I am not going to lie for the sake of a Hallmark ending and tell you that writing sci-fi is now my life’s passion. But that week of writing outside my comfort zone, which is historical fiction and—wait for it—travel, was invigorating and rewarding for several reasons:
My 18-year-old son and I had a lengthy discussion of utopian and dystopian universes, the breakdown of political systems, and whether he had to sift the cat boxes that day (yes).
I used the word “cucurbits” (see photo below) for the first time in a story and, probably, in my entire life.

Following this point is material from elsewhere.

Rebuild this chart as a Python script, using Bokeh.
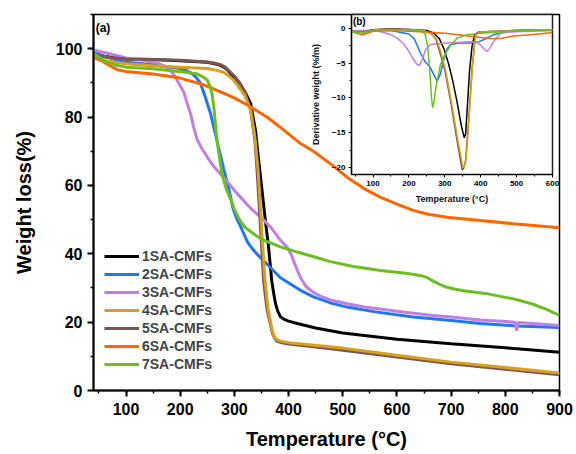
from bokeh.plotting import figure
from bokeh.models import Range1d, FixedTicker, Legend, LegendItem, Label
from bokeh.layouts import column
from bokeh.embed import file_html
from bokeh.resources import INLINE

FONT = "Liberation Sans"

labels = ["1SA-CMFs", "2SA-CMFs", "3SA-CMFs", "4SA-CMFs", "5SA-CMFs", "6SA-CMFs", "7SA-CMFs"]
colors = ["#000000", "#2277EE", "#BF7FE8", "#D6A21E", "#7E5555", "#FF6600", "#6BBF1F"]

# ---- main TGA curves: temperature (°C), weight (%) ----
t1 = [40, 60, 80, 100, 150, 200, 250, 270, 280, 287, 293, 300, 310, 320, 330, 339, 345, 351, 357, 363, 369, 373, 376, 380, 385, 392, 400, 416, 450, 500, 600, 700, 800, 900]
w1 = [98.5, 97.8, 97.3, 97.0, 96.8, 96.5, 96.0, 95.4, 94.7, 93.8, 92.7, 91.5, 89.8, 87.2, 84.0, 76.0, 67.0, 58.5, 50.0, 42.0, 32.0, 28.0, 25.4, 23.2, 21.6, 20.8, 20.3, 19.6, 18.3, 16.8, 15.0, 13.7, 12.5, 11.2]

t2 = [40, 60, 80, 100, 150, 200, 212, 222, 230, 237, 246, 256, 268, 280, 289, 298, 305, 310, 317, 324, 332, 340, 360, 385, 422, 446, 480, 508, 560, 630, 700, 754, 820, 900]
w2 = [99.0, 97.8, 96.8, 96.0, 95.3, 94.2, 93.6, 92.7, 91.5, 90.0, 86.0, 81.0, 73.0, 65.0, 59.5, 53.0, 50.0, 48.5, 46.0, 43.5, 41.7, 40.2, 37.0, 33.0, 29.3, 27.4, 25.5, 24.4, 23.0, 21.5, 20.5, 19.6, 18.9, 18.4]

t3 = [40, 70, 100, 130, 158, 172, 182, 190, 197, 206, 213, 219, 225, 231, 240, 250, 262, 274, 290, 305, 330, 350, 367, 385, 397, 405, 412, 422, 432, 440, 450, 460, 477, 508, 540, 600, 662, 700, 754, 818, 821, 824, 900]
w3 = [99.6, 98.5, 97.3, 96.6, 95.8, 94.8, 93.6, 92.0, 90.0, 87.5, 84.0, 81.0, 77.0, 73.5, 70.8, 68.3, 65.5, 63.4, 60.5, 57.6, 53.3, 50.5, 47.8, 44.0, 42.0, 39.8, 36.8, 33.0, 30.5, 29.4, 28.3, 27.5, 26.5, 25.4, 24.4, 23.2, 22.0, 21.5, 20.6, 20.0, 17.5, 19.9, 19.0]

t4 = [40, 60, 100, 150, 200, 250, 270, 282, 290, 298, 305, 312, 320, 330, 338, 344, 350, 356, 362, 368, 371, 374, 378, 382, 390, 400, 500, 600, 700, 800, 900]
w4 = [97.5, 96.5, 95.6, 95.0, 94.6, 94.2, 93.6, 92.9, 92.0, 90.9, 89.5, 87.9, 86.0, 82.0, 74.0, 64.0, 48.0, 33.0, 24.0, 19.0, 16.8, 15.6, 15.0, 14.6, 14.3, 14.0, 12.4, 10.3, 8.3, 6.7, 5.1]

t5 = [40, 60, 100, 150, 200, 250, 262, 275, 283, 290, 300, 310, 320, 330, 338, 342, 348, 354, 360, 366, 369, 372, 376, 380, 390, 400, 450, 500, 600, 700, 800, 900]
w5 = [98.3, 97.6, 97.0, 96.8, 96.6, 96.1, 95.8, 95.3, 94.6, 93.5, 92.0, 90.0, 87.0, 82.0, 73.0, 64.0, 48.0, 32.0, 24.0, 19.6, 17.5, 16.0, 14.9, 14.3, 13.9, 13.6, 12.7, 11.8, 9.8, 7.8, 6.2, 4.6]

t6 = [40, 55, 70, 85, 100, 150, 200, 240, 280, 300, 330, 360, 385, 420, 446, 480, 508, 540, 570, 600, 630, 660, 693, 754, 815, 900]
w6 = [97.5, 96.5, 95.0, 93.8, 93.3, 92.6, 91.4, 89.6, 87.0, 85.6, 83.0, 80.0, 77.0, 72.5, 70.0, 66.0, 62.4, 59.0, 56.5, 54.5, 52.7, 51.5, 50.7, 49.7, 48.8, 47.6]

t7 = [40, 60, 80, 100, 150, 206, 230, 243, 250, 256, 259, 262, 265, 268, 277, 285, 293, 300, 311, 320, 330, 340, 354, 385, 416, 450, 477, 520, 570, 620, 645, 656, 667, 680, 692, 708, 723, 770, 815, 850, 875, 900]
w7 = [98.5, 96.5, 95.2, 94.6, 94.1, 93.2, 92.7, 91.7, 90.8, 88.7, 86.5, 83.0, 78.0, 73.0, 63.4, 59.0, 56.0, 53.0, 49.5, 47.7, 46.5, 45.3, 44.0, 42.0, 40.5, 39.0, 37.7, 36.3, 35.1, 34.2, 33.6, 33.0, 32.0, 31.0, 30.2, 29.6, 29.2, 28.2, 26.8, 25.3, 23.8, 22.0]

# ---- inset DTG curves: temperature (°C), derivative weight (%/min) ----
dt1 = [40, 60, 80, 100, 150, 200, 250, 270, 285, 298, 310, 322, 335, 346, 354, 358, 363, 369, 376, 383, 395, 450, 500, 600]
dw1 = [-0.4, -0.5, -0.4, -0.2, -0.1, -0.15, -0.3, -0.7, -1.5, -3.0, -5.0, -7.5, -10.8, -14.0, -15.7, -15.2, -11.0, -6.0, -2.5, -0.9, -0.5, -0.4, -0.3, -0.2]

dt2 = [40, 80, 100, 150, 200, 215, 232, 245, 258, 268, 279, 288, 297, 306, 316, 340, 370, 390, 410, 436, 470, 520, 600]
dw2 = [-0.4, -0.4, -0.3, -0.3, -0.8, -1.5, -3.5, -4.8, -5.5, -6.5, -7.6, -6.5, -4.5, -3.0, -2.3, -2.1, -2.1, -2.0, -1.6, -0.9, -0.5, -0.35, -0.25]

dt3 = [40, 80, 110, 130, 150, 167, 185, 200, 212, 223, 230, 237, 247, 260, 306, 371, 390, 400, 410, 418, 426, 436, 455, 480, 600]
dw3 = [-0.3, -0.3, -0.35, -0.6, -0.9, -1.4, -2.2, -3.3, -4.4, -5.2, -5.3, -4.4, -3.0, -2.3, -2.1, -1.9, -2.0, -2.4, -3.0, -3.3, -2.8, -1.9, -0.7, -0.5, -0.3]

dt4 = [40, 60, 80, 100, 150, 200, 240, 260, 277, 290, 302, 318, 336, 350, 354, 360, 368, 377, 386, 395, 450, 500, 600]
dw4 = [-0.5, -0.6, -0.5, -0.3, -0.2, -0.2, -0.3, -0.7, -1.5, -3.6, -6.0, -10.4, -16.0, -19.8, -20.0, -18.5, -12.5, -5.5, -1.0, -0.5, -0.4, -0.3, -0.2]

dt5 = [40, 60, 80, 100, 150, 200, 240, 260, 275, 288, 300, 316, 334, 348, 352, 358, 367, 376, 385, 395, 450, 500, 600]
dw5 = [-0.4, -0.5, -0.4, -0.2, -0.1, -0.15, -0.3, -0.7, -1.5, -3.8, -6.0, -10.4, -16.1, -20.3, -20.2, -19.0, -12.8, -5.7, -1.0, -0.5, -0.4, -0.3, -0.2]

dt6 = [40, 55, 70, 85, 100, 150, 200, 250, 300, 350, 400, 436, 460, 491, 540, 600]
dw6 = [-0.5, -0.7, -0.9, -0.7, -0.4, -0.3, -0.4, -0.5, -0.7, -1.0, -1.3, -1.5, -1.4, -1.1, -0.9, -0.6]

dt7 = [40, 60, 75, 90, 110, 200, 230, 245, 252, 258, 263, 266, 270, 276, 288, 300, 315, 334, 362, 400, 450, 500, 600]
dw7 = [-0.5, -0.6, -0.7, -0.4, -0.2, -0.2, -0.3, -0.8, -2.5, -6.0, -10.0, -11.4, -10.5, -8.2, -5.2, -3.8, -2.5, -1.4, -0.9, -0.7, -0.5, -0.35, -0.2]

main_x_ticks = [100, 200, 300, 400, 500, 600, 700, 800, 900]
main_y_ticks = [0, 20, 40, 60, 80, 100]
inset_x_ticks = [100, 200, 300, 400, 500, 600]
inset_y_ticks = [0, -5, -10, -15, -20]

T = [t1, t2, t3, t4, t5, t6, t7]
W = [w1, w2, w3, w4, w5, w6, w7]
DT = [dt1, dt2, dt3, dt4, dt5, dt6, dt7]
DW = [dw1, dw2, dw3, dw4, dw5, dw6, dw7]

# ---------------- main figure ----------------
p = figure(width=576, height=454, output_backend="svg", toolbar_location=None,
           x_range=Range1d(40, 900), y_range=Range1d(0, 110),
           min_border_left=93, min_border_right=17, min_border_top=14, min_border_bottom=64)
p.xgrid.visible = False
p.ygrid.visible = False
p.outline_line_color = "black"
p.outline_line_width = 1.5
p.outline_line_alpha = 1

p.xaxis.ticker = FixedTicker(ticks=main_x_ticks, minor_ticks=list(range(50, 901, 50)))
p.yaxis.ticker = FixedTicker(ticks=main_y_ticks, minor_ticks=list(range(10, 111, 10)))
for ax in (p.xaxis[0], p.yaxis[0]):
    ax.axis_line_width = 2
    ax.major_tick_line_width = 2
    ax.minor_tick_line_width = 1.5
    ax.major_tick_in = 0
    ax.major_tick_out = 6
    ax.minor_tick_in = 0
    ax.minor_tick_out = 3
    ax.major_label_text_font = FONT
    ax.major_label_text_font_style = "bold"
    ax.major_label_text_font_size = "16px"
    ax.major_label_text_color = "black"
    ax.axis_label_text_font = FONT
    ax.axis_label_text_font_style = "bold"
    ax.axis_label_text_font_size = "20px"
    ax.axis_label_text_color = "black"
p.xaxis.axis_label = "Temperature (°C)"
p.yaxis.axis_label = "Weight loss(%)"
p.xaxis.major_label_standoff = 6
p.xaxis.axis_label_standoff = 10
p.yaxis.major_label_standoff = 5
p.yaxis.axis_label_standoff = 18

draw_order = [0, 1, 2, 4, 3, 5, 6]
rends = {}
for i in draw_order:
    rends[i] = p.line(T[i], W[i], line_color=colors[i], line_width=3)

legend = Legend(items=[LegendItem(label=labels[i], renderers=[rends[i]]) for i in range(7)],
                location=(6, 12), glyph_width=35, glyph_height=18, label_height=18,
                label_standoff=3, spacing=0, padding=5, margin=0,
                label_text_font=FONT, label_text_font_style="bold", label_text_font_size="14px",
                border_line_alpha=0, background_fill_alpha=1)
p.add_layout(legend)

p.add_layout(Label(x=44, y=106, text="(a)", text_font=FONT, text_font_style="bold",
                   text_font_size="12px", text_baseline="middle", text_color="black"))

# ---------------- inset figure (overlaid via negative top margin) ----------------
# note: the column aligns frame borders (left -> 93, right -> 17)
q = figure(width=311, height=212, output_backend="svg", toolbar_location=None,
           x_range=Range1d(40, 600), y_range=Range1d(-21, 2),
           min_border_left=51, min_border_right=10, min_border_top=14, min_border_bottom=38)
q.border_fill_alpha = 0
q.background_fill_color = "white"
q.xgrid.visible = False
q.ygrid.visible = False
q.outline_line_color = "#222222"
q.outline_line_width = 1.5
q.outline_line_alpha = 1
q.xaxis.ticker = FixedTicker(ticks=inset_x_ticks, minor_ticks=list(range(50, 601, 50)))
q.yaxis.ticker = FixedTicker(ticks=inset_y_ticks, minor_ticks=[-20, -17.5, -15, -12.5, -10, -7.5, -5, -2.5, 0])
for ax in (q.xaxis[0], q.yaxis[0]):
    ax.axis_line_width = 1.2
    ax.major_tick_in = 0
    ax.major_tick_out = 3
    ax.minor_tick_in = 0
    ax.minor_tick_out = 2
    ax.major_label_text_font = FONT
    ax.major_label_text_font_style = "bold"
    ax.major_label_text_font_size = "8px"
    ax.major_label_text_color = "black"
    ax.axis_label_text_font = FONT
    ax.axis_label_text_font_style = "bold"
    ax.axis_label_text_font_size = "9px"
    ax.axis_label_text_color = "#111111"
q.xaxis.axis_label = "Temperature (°C)"
q.yaxis.axis_label = "Derivative weight (%/m)"
q.xaxis.major_label_standoff = 3
q.xaxis.axis_label_standoff = 5
q.yaxis.major_label_standoff = 3
q.yaxis.axis_label_standoff = 8

for i in draw_order:
    q.line(DT[i], DW[i], line_color=colors[i], line_width=1.5)

q.add_layout(Label(x=44, y=1.0, text="(b)", text_font=FONT, text_font_style="bold",
                   text_font_size="10px", text_baseline="middle", text_color="black"))

q.margin = (-454, 0, 0, 258)
layout = column(p, q, spacing=0)

open("out.html", "w").write(file_html(layout, INLINE))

I turned in my story several hours before the deadline, and was damn pleased with myself for having risen to the challenge. While it may not be worthy of advancing to the next stage, in which writers must craft a 2,000-word story in three days, I am satisfied that I wrote to the best of my ability in the time allotted on the subject of catch-and-release, with a character who is a runner-up, in my favorite genre: sci-fi (some Dorothy Parkeresque humor).
And aren’t these some of the reasons that we travel, to:
Re-connect with family, friends, and self;
Discover new things (cucurbits, anyone?);
Get out of our comfort zones?
So, you: apply your ass to that airplane/car/bike/writing seat and ENGAGE!